Y que las vías del otro pasaran por los departamentos del norte hasta llegar a Jáchal, por un lado y cruzaran los pueblos del Este, atravesando Santa Lucía, cercanías del aeropuerto, Caucete, pasaran cerca de la Difunta Correa y llegaran hasta los límites.
En una palabra: teníamos —escuche bien, teníamos— una red ferroviaria que unía toda la provincia.
Pero eso no es todo. En momentos en que hablamos del Nuevo Cuyo, de la necesidad de integración, llegará el día que, como ocurre hoy en Japón, Europa o los Estados Unidos, el trayecto entre Mendoza y San Juan pueda cubrirse con trenes rápidos en media hora. Y que dentro de 30 años, San Juan tendrá más de un millón de habitantes y Mendoza 2 o 3 millones. Y que habrá gente que vivirá en San Juan y trabajará en Mendoza o viceversa.
Yo sé que hablar de trenes urbanos hoy, puede ser utópico. Ahora bien... ¿por qué negarnos el futuro? ¿Por qué no pensar en el San Juan de un millón de habitantes. Oiga: no estamos hablando de un futuro que habrá que esperar uno o dos siglos. Estamos hablando de treinta años más.
¿Por qué este apuro en levantar las vías? ¿Por qué transformar las vías en villa miserias?
¿Por qué transformar los espacios en “shoppings”?
Esto es un absurdo. Esto está comprometiendo el futuro de las nuevas generaciones.
Porque, no nos engañemos: volver a contar con esas vías será absolutamente imposible. En una ciudad que crece, hablar de expropiar miles de terrenos es algo que no pasa por ninguna cabeza.
No importa que las vías o las estaciones sean de la Nación o la provincia. Que sean públicas o privadas. De hecho son un patrimonio de los sanjuaninos. Sobre todo de las nuevas generaciones.
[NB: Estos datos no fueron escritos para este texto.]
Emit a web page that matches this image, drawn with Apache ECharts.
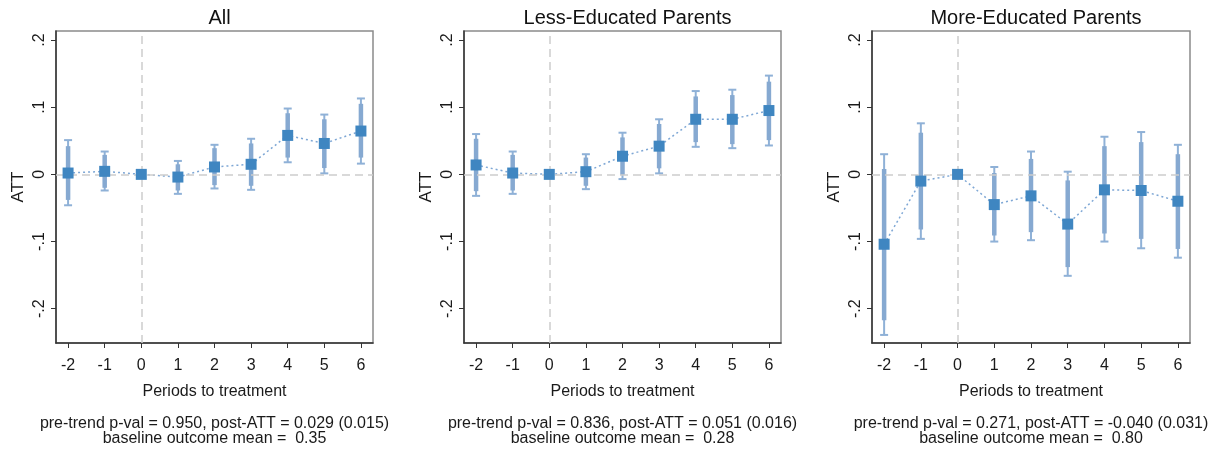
<!DOCTYPE html>
<html>
<head>
<meta charset="utf-8">
<script src="https://cdn.jsdelivr.net/npm/echarts@6/dist/echarts.min.js"></script>
<style>
html,body{margin:0;padding:0;background:#fff;}
#chart{width:1215px;height:451px;}
</style>
</head>
<body>
<div id="chart"></div>
<script>
// ---- data ----
const periods = [-2, -1, 0, 1, 2, 3, 4, 5, 6];
const yTicks = [-0.2, -0.1, 0, 0.1, 0.2];

const panelTitles = ['All', 'Less-Educated Parents', 'More-Educated Parents'];
const statLine1 = [
  'pre-trend p-val = 0.950, post-ATT = 0.029 (0.015)',
  'pre-trend p-val = 0.836, post-ATT = 0.051 (0.016)',
  'pre-trend p-val = 0.271, post-ATT = -0.040 (0.031)'
];
const statLine2 = [
  'baseline outcome mean =  0.35',
  'baseline outcome mean =  0.28',
  'baseline outcome mean =  0.80'
];

const allEst  = [0.002, 0.0045, 0, -0.004, 0.011, 0.015, 0.058, 0.046, 0.0645];
const allLo95 = [-0.046, -0.024, null, -0.029, -0.021, -0.023, 0.018, 0.0015, 0.016];
const allHi95 = [0.051, 0.034, null, 0.020, 0.044, 0.053, 0.098, 0.089, 0.113];
const allLoIn = [-0.038, -0.020, null, -0.024, -0.016, -0.017, 0.025, 0.0094, 0.025];
const allHiIn = [0.042, 0.029, null, 0.015, 0.039, 0.046, 0.091, 0.082, 0.105];

const lessEst  = [0.014, 0.002, 0, 0.004, 0.027, 0.042, 0.082, 0.082, 0.095];
const lessLo95 = [-0.032, -0.029, null, -0.022, -0.007, 0.0015, 0.041, 0.039, 0.043];
const lessHi95 = [0.060, 0.034, null, 0.030, 0.062, 0.082, 0.124, 0.126, 0.147];
const lessLoIn = [-0.025, -0.024, null, -0.017, -0.001, 0.009, 0.048, 0.045, 0.051];
const lessHiIn = [0.053, 0.029, null, 0.025, 0.055, 0.075, 0.116, 0.118, 0.138];

const moreEst  = [-0.104, -0.010, 0, -0.045, -0.032, -0.074, -0.023, -0.024, -0.040];
const moreLo95 = [-0.239, -0.096, null, -0.100, -0.098, -0.151, -0.100, -0.110, -0.124];
const moreHi95 = [0.030, 0.076, null, 0.011, 0.034, 0.004, 0.056, 0.063, 0.044];
const moreLoIn = [-0.217, -0.082, null, -0.091, -0.086, -0.138, -0.088, -0.096, -0.111];
const moreHiIn = [0.008, 0.062, null, 0.002, 0.023, -0.009, 0.042, 0.048, 0.030];

// ---- styling / layout ----
const FONT = "'Liberation Sans', Arial, sans-serif";
const CI_COLOR = '#8fb1d7';
const BAR_COLOR = '#86a9d1';
const MARK_COLOR = '#3f86c1';
const LINE_COLOR = '#7ea7d5';
const REF_COLOR = '#cdcdcd';

const grids = [
  {left: 56, top: 31, width: 317, height: 312},
  {left: 464, top: 31, width: 317, height: 312},
  {left: 872, top: 31, width: 318, height: 312}
];

const panels = [
  {est: allEst, lo95: allLo95, hi95: allHi95, loIn: allLoIn, hiIn: allHiIn},
  {est: lessEst, lo95: lessLo95, hi95: lessHi95, loIn: lessLoIn, hiIn: lessHiIn},
  {est: moreEst, lo95: moreLo95, hi95: moreHi95, loIn: moreLoIn, hiIn: moreHiIn}
];

function yFmt(v) {
  if (Math.abs(v) < 1e-9) return '0';
  return v.toFixed(1).replace('0.', '.');
}

function ciData(lo, hi) {
  const out = [];
  periods.forEach((p, i) => {
    if (lo[i] != null && hi[i] != null) out.push([p, lo[i], hi[i]]);
  });
  return out;
}

function renderThin(params, api) {
  const x = api.value(0);
  const a = api.coord([x, api.value(1)]);
  const b = api.coord([x, api.value(2)]);
  const st = {stroke: CI_COLOR, lineWidth: 2};
  const cw = 4;
  return {type: 'group', children: [
    {type: 'line', shape: {x1: a[0], y1: a[1], x2: b[0], y2: b[1]}, style: st},
    {type: 'line', shape: {x1: a[0] - cw, y1: a[1], x2: a[0] + cw, y2: a[1]}, style: st},
    {type: 'line', shape: {x1: b[0] - cw, y1: b[1], x2: b[0] + cw, y2: b[1]}, style: st}
  ]};
}

function renderThick(params, api) {
  const x = api.value(0);
  const a = api.coord([x, api.value(1)]);
  const b = api.coord([x, api.value(2)]);
  return {type: 'line', shape: {x1: a[0], y1: a[1], x2: b[0], y2: b[1]},
          style: {stroke: BAR_COLOR, lineWidth: 4.5}};
}

const xAxes = [], yAxes = [], series = [], titles = [], graphics = [];

grids.forEach((g, k) => {
  const cx = g.left + g.width / 2;
  xAxes.push({
    type: 'value', gridIndex: k, min: -2.33, max: 6.33,
    name: 'Periods to treatment', nameLocation: 'middle', nameGap: 41,
    nameTextStyle: {fontFamily: FONT, fontSize: 16, color: '#1a1a1a'},
    axisLine: {show: true, onZero: false, lineStyle: {color: '#333', width: 1.5}},
    axisTick: {show: true, length: 5, lineStyle: {color: '#333', width: 1}, customValues: periods},
    axisLabel: {fontFamily: FONT, fontSize: 16, color: '#1a1a1a', margin: 15, customValues: periods,
                formatter: v => String(v)},
    splitLine: {show: false}
  });
  yAxes.push({
    type: 'value', gridIndex: k, min: -0.251, max: 0.2134,
    name: 'ATT', nameLocation: 'middle', nameGap: 29, nameRotate: 90,
    nameTextStyle: {fontFamily: FONT, fontSize: 17, color: '#1a1a1a'},
    axisLine: {show: true, onZero: false, lineStyle: {color: '#333', width: 1.5}},
    axisTick: {show: true, length: 5, lineStyle: {color: '#333', width: 1}, customValues: yTicks},
    axisLabel: {fontFamily: FONT, fontSize: 16, color: '#1a1a1a', rotate: 90, margin: 8,
                customValues: yTicks, formatter: yFmt},
    splitLine: {show: false}
  });
  titles.push({
    text: panelTitles[k], left: cx, top: 3, textAlign: 'center',
    textStyle: {fontFamily: FONT, fontSize: 20, fontWeight: 'normal', color: '#111'}
  });
  graphics.push({
    type: 'text', x: cx, y: 424,
    style: {text: statLine1[k], fontFamily: FONT, fontSize: 16, fill: '#1a1a1a',
            textAlign: 'center', textVerticalAlign: 'middle', align: 'center', verticalAlign: 'middle'}
  });
  graphics.push({
    type: 'text', x: cx, y: 438.5,
    style: {text: statLine2[k], fontFamily: FONT, fontSize: 16, fill: '#1a1a1a',
            textAlign: 'center', textVerticalAlign: 'middle', align: 'center', verticalAlign: 'middle'}
  });

  const P = panels[k];
  const pts = periods.map((p, i) => [p, P.est[i]]);
  // reference lines
  series.push({
    type: 'line', xAxisIndex: k, yAxisIndex: k, data: [], z: 1, silent: true,
    markLine: {
      silent: true, symbol: 'none', label: {show: false},
      lineStyle: {type: [8, 5], color: REF_COLOR, width: 1.5},
      data: [{yAxis: 0}, {xAxis: 0}]
    }
  });
  series.push({
    type: 'custom', xAxisIndex: k, yAxisIndex: k, z: 2, silent: true,
    renderItem: renderThin, encode: {x: 0, y: [1, 2]}, data: ciData(P.lo95, P.hi95)
  });
  series.push({
    type: 'custom', xAxisIndex: k, yAxisIndex: k, z: 3, silent: true,
    renderItem: renderThick, encode: {x: 0, y: [1, 2]}, data: ciData(P.loIn, P.hiIn)
  });
  series.push({
    type: 'line', xAxisIndex: k, yAxisIndex: k, z: 4, silent: true,
    data: pts, showSymbol: false, symbol: 'none',
    lineStyle: {type: [2, 3], color: LINE_COLOR, width: 1.5}
  });
  series.push({
    type: 'scatter', xAxisIndex: k, yAxisIndex: k, z: 5, silent: true,
    data: pts, symbol: 'rect', symbolSize: 11,
    itemStyle: {color: MARK_COLOR, opacity: 1}
  });
});

const chart = echarts.init(document.getElementById('chart'), null, {renderer: 'canvas'});
chart.setOption({
  backgroundColor: '#fff',
  animation: false,
  title: titles,
  grid: grids.map(g => Object.assign({show: true, borderColor: '#8a8a8a', borderWidth: 1.5,
                                       backgroundColor: '#fff'}, g)),
  xAxis: xAxes,
  yAxis: yAxes,
  series: series,
  graphic: graphics
});
</script>
</body>
</html>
Utilicemos las estaciones como se quiera, hagamos parques, predios feriales o plazas, transitoriamente. Pero no levantemos las vías. No entreguemos esa estrecha franja en una provincia que tiene tantos terrenos disponibles. No nos cerremos al futuro.
Juan Carlos Bataller
Este artículo fue publicado en El Nuevo Diario, sección La Ventana, en diciembre de 1995 y reproducido en el libro “Desde la Ventana”, de Juan Carlos Bataller, editado en 1998.